* The exercise
Quote the data below in full, please, without altering anything.

___ Collected data

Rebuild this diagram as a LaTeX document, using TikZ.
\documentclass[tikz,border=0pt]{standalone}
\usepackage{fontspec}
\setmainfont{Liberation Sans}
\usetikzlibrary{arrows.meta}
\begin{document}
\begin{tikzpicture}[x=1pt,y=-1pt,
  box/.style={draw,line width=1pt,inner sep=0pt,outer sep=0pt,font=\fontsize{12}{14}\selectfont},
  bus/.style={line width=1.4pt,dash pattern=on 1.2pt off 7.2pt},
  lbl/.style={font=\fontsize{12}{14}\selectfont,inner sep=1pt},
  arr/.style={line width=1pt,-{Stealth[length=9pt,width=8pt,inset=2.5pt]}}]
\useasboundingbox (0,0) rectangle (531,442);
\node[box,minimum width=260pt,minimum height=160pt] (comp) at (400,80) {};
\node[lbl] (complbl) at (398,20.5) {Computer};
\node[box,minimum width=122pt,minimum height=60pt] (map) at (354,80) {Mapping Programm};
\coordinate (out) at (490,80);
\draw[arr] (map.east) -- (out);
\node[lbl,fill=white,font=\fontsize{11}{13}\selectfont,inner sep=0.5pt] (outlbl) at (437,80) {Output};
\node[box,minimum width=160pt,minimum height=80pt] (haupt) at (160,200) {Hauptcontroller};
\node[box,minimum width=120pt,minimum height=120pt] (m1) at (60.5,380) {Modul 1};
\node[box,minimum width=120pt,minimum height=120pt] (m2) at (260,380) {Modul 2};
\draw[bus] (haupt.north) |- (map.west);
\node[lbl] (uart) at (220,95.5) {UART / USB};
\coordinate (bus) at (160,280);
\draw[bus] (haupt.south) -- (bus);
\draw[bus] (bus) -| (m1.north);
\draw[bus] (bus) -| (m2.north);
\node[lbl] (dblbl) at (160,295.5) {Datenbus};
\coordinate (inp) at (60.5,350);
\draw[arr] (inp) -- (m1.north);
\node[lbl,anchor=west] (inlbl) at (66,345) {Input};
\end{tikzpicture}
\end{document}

______

* Complete output
Rebuild this diagram as a LaTeX document, using TikZ.
\documentclass[tikz,border=0pt]{standalone}
\usepackage{fontspec}
\setmainfont{Liberation Sans}
\usetikzlibrary{arrows.meta}
\begin{document}
\begin{tikzpicture}[x=1pt,y=-1pt,
  box/.style={draw,line width=1pt,inner sep=0pt,outer sep=0pt,font=\fontsize{12}{14}\selectfont},
  bus/.style={line width=1.4pt,dash pattern=on 1.2pt off 7.2pt},
  lbl/.style={font=\fontsize{12}{14}\selectfont,inner sep=1pt},
  arr/.style={line width=1pt,-{Stealth[length=9pt,width=8pt,inset=2.5pt]}}]
\useasboundingbox (0,0) rectangle (531,442);
\node[box,minimum width=260pt,minimum height=160pt] (comp) at (400,80) {};
\node[lbl] (complbl) at (398,20.5) {Computer};
\node[box,minimum width=122pt,minimum height=60pt] (map) at (354,80) {Mapping Programm};
\coordinate (out) at (490,80);
\draw[arr] (map.east) -- (out);
\node[lbl,fill=white,font=\fontsize{11}{13}\selectfont,inner sep=0.5pt] (outlbl) at (437,80) {Output};
\node[box,minimum width=160pt,minimum height=80pt] (haupt) at (160,200) {Hauptcontroller};
\node[box,minimum width=120pt,minimum height=120pt] (m1) at (60.5,380) {Modul 1};
\node[box,minimum width=120pt,minimum height=120pt] (m2) at (260,380) {Modul 2};
\draw[bus] (haupt.north) |- (map.west);
\node[lbl] (uart) at (220,95.5) {UART / USB};
\coordinate (bus) at (160,280);
\draw[bus] (haupt.south) -- (bus);
\draw[bus] (bus) -| (m1.north);
\draw[bus] (bus) -| (m2.north);
\node[lbl] (dblbl) at (160,295.5) {Datenbus};
\coordinate (inp) at (60.5,350);
\draw[arr] (inp) -- (m1.north);
\node[lbl,anchor=west] (inlbl) at (66,345) {Input};
\end{tikzpicture}
\end{document}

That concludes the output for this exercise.